## Instructions for the task:
Write the data out again, character for character, with no images.

##############################

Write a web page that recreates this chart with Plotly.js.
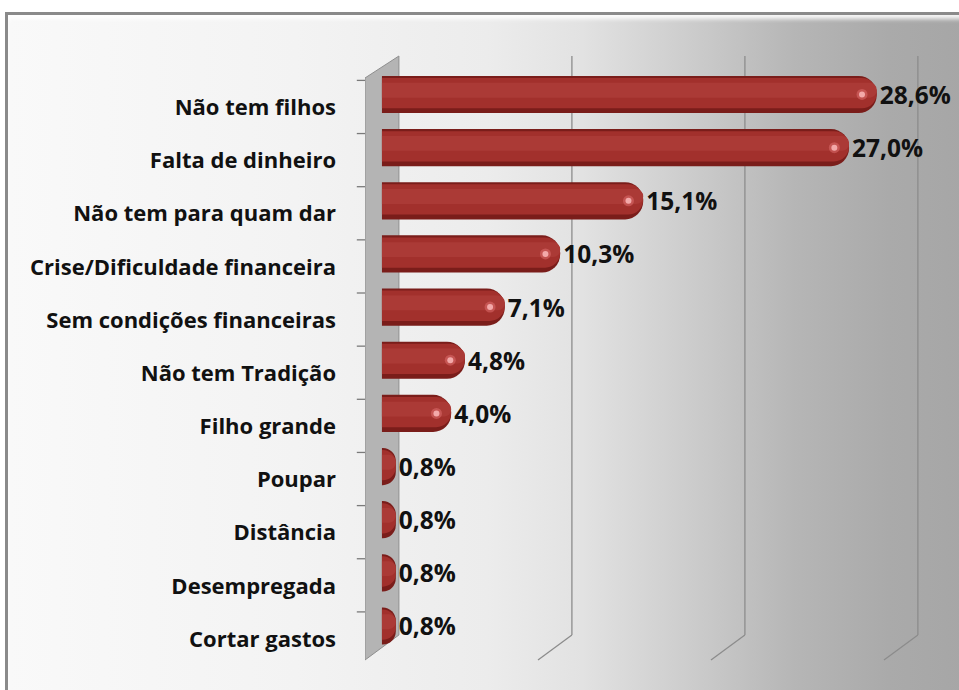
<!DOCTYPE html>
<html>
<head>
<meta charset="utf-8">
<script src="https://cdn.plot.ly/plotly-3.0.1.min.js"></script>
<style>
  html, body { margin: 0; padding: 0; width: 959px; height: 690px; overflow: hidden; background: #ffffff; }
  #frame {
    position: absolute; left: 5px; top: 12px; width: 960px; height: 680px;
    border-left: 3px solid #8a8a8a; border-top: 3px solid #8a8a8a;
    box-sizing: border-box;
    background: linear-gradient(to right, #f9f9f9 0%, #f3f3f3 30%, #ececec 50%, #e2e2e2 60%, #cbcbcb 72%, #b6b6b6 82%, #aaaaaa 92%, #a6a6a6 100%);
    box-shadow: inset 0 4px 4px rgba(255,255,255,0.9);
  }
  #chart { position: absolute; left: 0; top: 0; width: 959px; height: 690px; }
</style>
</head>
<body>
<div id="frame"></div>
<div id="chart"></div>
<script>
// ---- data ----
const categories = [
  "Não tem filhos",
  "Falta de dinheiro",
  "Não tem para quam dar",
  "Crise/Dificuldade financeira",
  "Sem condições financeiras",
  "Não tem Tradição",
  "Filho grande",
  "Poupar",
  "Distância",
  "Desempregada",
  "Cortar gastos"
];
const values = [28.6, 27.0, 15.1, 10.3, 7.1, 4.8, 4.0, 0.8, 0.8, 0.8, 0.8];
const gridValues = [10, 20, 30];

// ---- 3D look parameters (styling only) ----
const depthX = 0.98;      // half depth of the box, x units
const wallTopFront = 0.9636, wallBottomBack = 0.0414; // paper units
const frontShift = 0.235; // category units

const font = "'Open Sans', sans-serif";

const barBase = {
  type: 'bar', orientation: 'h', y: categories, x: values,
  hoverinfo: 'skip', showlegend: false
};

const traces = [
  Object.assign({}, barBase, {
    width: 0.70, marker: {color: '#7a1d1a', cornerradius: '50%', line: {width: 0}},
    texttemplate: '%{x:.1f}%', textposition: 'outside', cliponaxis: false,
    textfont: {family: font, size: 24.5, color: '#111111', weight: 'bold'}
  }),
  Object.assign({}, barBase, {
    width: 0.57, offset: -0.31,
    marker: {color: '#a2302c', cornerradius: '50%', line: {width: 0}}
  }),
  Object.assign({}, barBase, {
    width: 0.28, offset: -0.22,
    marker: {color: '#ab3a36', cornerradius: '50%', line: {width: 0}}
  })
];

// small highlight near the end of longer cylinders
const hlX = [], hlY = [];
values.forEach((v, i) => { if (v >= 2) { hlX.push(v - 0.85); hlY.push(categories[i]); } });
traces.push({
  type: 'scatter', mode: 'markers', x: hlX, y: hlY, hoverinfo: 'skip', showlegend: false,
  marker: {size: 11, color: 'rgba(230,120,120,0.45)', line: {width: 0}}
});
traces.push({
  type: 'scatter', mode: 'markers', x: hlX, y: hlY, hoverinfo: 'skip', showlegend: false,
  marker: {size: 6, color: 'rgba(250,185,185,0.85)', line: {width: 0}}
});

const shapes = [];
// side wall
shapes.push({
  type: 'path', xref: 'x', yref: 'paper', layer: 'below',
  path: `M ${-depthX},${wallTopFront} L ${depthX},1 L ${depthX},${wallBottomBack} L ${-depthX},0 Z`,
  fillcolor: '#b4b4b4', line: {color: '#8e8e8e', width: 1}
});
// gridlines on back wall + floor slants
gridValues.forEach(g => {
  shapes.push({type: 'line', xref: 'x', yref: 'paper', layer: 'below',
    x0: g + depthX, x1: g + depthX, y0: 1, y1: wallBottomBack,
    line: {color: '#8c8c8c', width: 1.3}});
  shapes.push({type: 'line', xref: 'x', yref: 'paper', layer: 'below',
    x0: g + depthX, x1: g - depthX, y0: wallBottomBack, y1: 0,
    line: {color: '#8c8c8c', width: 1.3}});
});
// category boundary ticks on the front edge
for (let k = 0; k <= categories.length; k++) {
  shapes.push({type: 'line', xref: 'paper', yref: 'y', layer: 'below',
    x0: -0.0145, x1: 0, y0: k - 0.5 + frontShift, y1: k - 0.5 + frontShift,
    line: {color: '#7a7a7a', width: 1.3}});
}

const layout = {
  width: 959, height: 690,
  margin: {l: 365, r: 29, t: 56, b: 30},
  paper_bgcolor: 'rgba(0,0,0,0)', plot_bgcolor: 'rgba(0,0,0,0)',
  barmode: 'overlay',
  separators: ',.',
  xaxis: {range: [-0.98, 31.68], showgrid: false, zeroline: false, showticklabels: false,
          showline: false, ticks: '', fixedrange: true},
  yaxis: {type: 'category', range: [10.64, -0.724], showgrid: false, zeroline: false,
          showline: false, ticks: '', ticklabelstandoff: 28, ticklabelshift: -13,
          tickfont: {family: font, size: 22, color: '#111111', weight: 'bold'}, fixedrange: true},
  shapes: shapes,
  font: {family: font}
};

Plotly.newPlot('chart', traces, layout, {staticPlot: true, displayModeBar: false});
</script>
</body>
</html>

##############################

## Result for this task:
Write a web page that recreates this chart with Plotly.js.
<!DOCTYPE html>
<html>
<head>
<meta charset="utf-8">
<script src="https://cdn.plot.ly/plotly-3.0.1.min.js"></script>
<style>
  html, body { margin: 0; padding: 0; width: 959px; height: 690px; overflow: hidden; background: #ffffff; }
  #frame {
    position: absolute; left: 5px; top: 12px; width: 960px; height: 680px;
    border-left: 3px solid #8a8a8a; border-top: 3px solid #8a8a8a;
    box-sizing: border-box;
    background: linear-gradient(to right, #f9f9f9 0%, #f3f3f3 30%, #ececec 50%, #e2e2e2 60%, #cbcbcb 72%, #b6b6b6 82%, #aaaaaa 92%, #a6a6a6 100%);
    box-shadow: inset 0 4px 4px rgba(255,255,255,0.9);
  }
  #chart { position: absolute; left: 0; top: 0; width: 959px; height: 690px; }
</style>
</head>
<body>
<div id="frame"></div>
<div id="chart"></div>
<script>
// ---- data ----
const categories = [
  "Não tem filhos",
  "Falta de dinheiro",
  "Não tem para quam dar",
  "Crise/Dificuldade financeira",
  "Sem condições financeiras",
  "Não tem Tradição",
  "Filho grande",
  "Poupar",
  "Distância",
  "Desempregada",
  "Cortar gastos"
];
const values = [28.6, 27.0, 15.1, 10.3, 7.1, 4.8, 4.0, 0.8, 0.8, 0.8, 0.8];
const gridValues = [10, 20, 30];

// ---- 3D look parameters (styling only) ----
const depthX = 0.98;      // half depth of the box, x units
const wallTopFront = 0.9636, wallBottomBack = 0.0414; // paper units
const frontShift = 0.235; // category units

const font = "'Open Sans', sans-serif";

const barBase = {
  type: 'bar', orientation: 'h', y: categories, x: values,
  hoverinfo: 'skip', showlegend: false
};

const traces = [
  Object.assign({}, barBase, {
    width: 0.70, marker: {color: '#7a1d1a', cornerradius: '50%', line: {width: 0}},
    texttemplate: '%{x:.1f}%', textposition: 'outside', cliponaxis: false,
    textfont: {family: font, size: 24.5, color: '#111111', weight: 'bold'}
  }),
  Object.assign({}, barBase, {
    width: 0.57, offset: -0.31,
    marker: {color: '#a2302c', cornerradius: '50%', line: {width: 0}}
  }),
  Object.assign({}, barBase, {
    width: 0.28, offset: -0.22,
    marker: {color: '#ab3a36', cornerradius: '50%', line: {width: 0}}
  })
];

// small highlight near the end of longer cylinders
const hlX = [], hlY = [];
values.forEach((v, i) => { if (v >= 2) { hlX.push(v - 0.85); hlY.push(categories[i]); } });
traces.push({
  type: 'scatter', mode: 'markers', x: hlX, y: hlY, hoverinfo: 'skip', showlegend: false,
  marker: {size: 11, color: 'rgba(230,120,120,0.45)', line: {width: 0}}
});
traces.push({
  type: 'scatter', mode: 'markers', x: hlX, y: hlY, hoverinfo: 'skip', showlegend: false,
  marker: {size: 6, color: 'rgba(250,185,185,0.85)', line: {width: 0}}
});

const shapes = [];
// side wall
shapes.push({
  type: 'path', xref: 'x', yref: 'paper', layer: 'below',
  path: `M ${-depthX},${wallTopFront} L ${depthX},1 L ${depthX},${wallBottomBack} L ${-depthX},0 Z`,
  fillcolor: '#b4b4b4', line: {color: '#8e8e8e', width: 1}
});
// gridlines on back wall + floor slants
gridValues.forEach(g => {
  shapes.push({type: 'line', xref: 'x', yref: 'paper', layer: 'below',
    x0: g + depthX, x1: g + depthX, y0: 1, y1: wallBottomBack,
    line: {color: '#8c8c8c', width: 1.3}});
  shapes.push({type: 'line', xref: 'x', yref: 'paper', layer: 'below',
    x0: g + depthX, x1: g - depthX, y0: wallBottomBack, y1: 0,
    line: {color: '#8c8c8c', width: 1.3}});
});
// category boundary ticks on the front edge
for (let k = 0; k <= categories.length; k++) {
  shapes.push({type: 'line', xref: 'paper', yref: 'y', layer: 'below',
    x0: -0.0145, x1: 0, y0: k - 0.5 + frontShift, y1: k - 0.5 + frontShift,
    line: {color: '#7a7a7a', width: 1.3}});
}

const layout = {
  width: 959, height: 690,
  margin: {l: 365, r: 29, t: 56, b: 30},
  paper_bgcolor: 'rgba(0,0,0,0)', plot_bgcolor: 'rgba(0,0,0,0)',
  barmode: 'overlay',
  separators: ',.',
  xaxis: {range: [-0.98, 31.68], showgrid: false, zeroline: false, showticklabels: false,
          showline: false, ticks: '', fixedrange: true},
  yaxis: {type: 'category', range: [10.64, -0.724], showgrid: false, zeroline: false,
          showline: false, ticks: '', ticklabelstandoff: 28, ticklabelshift: -13,
          tickfont: {family: font, size: 22, color: '#111111', weight: 'bold'}, fixedrange: true},
  shapes: shapes,
  font: {family: font}
};

Plotly.newPlot('chart', traces, layout, {staticPlot: true, displayModeBar: false});
</script>
</body>
</html>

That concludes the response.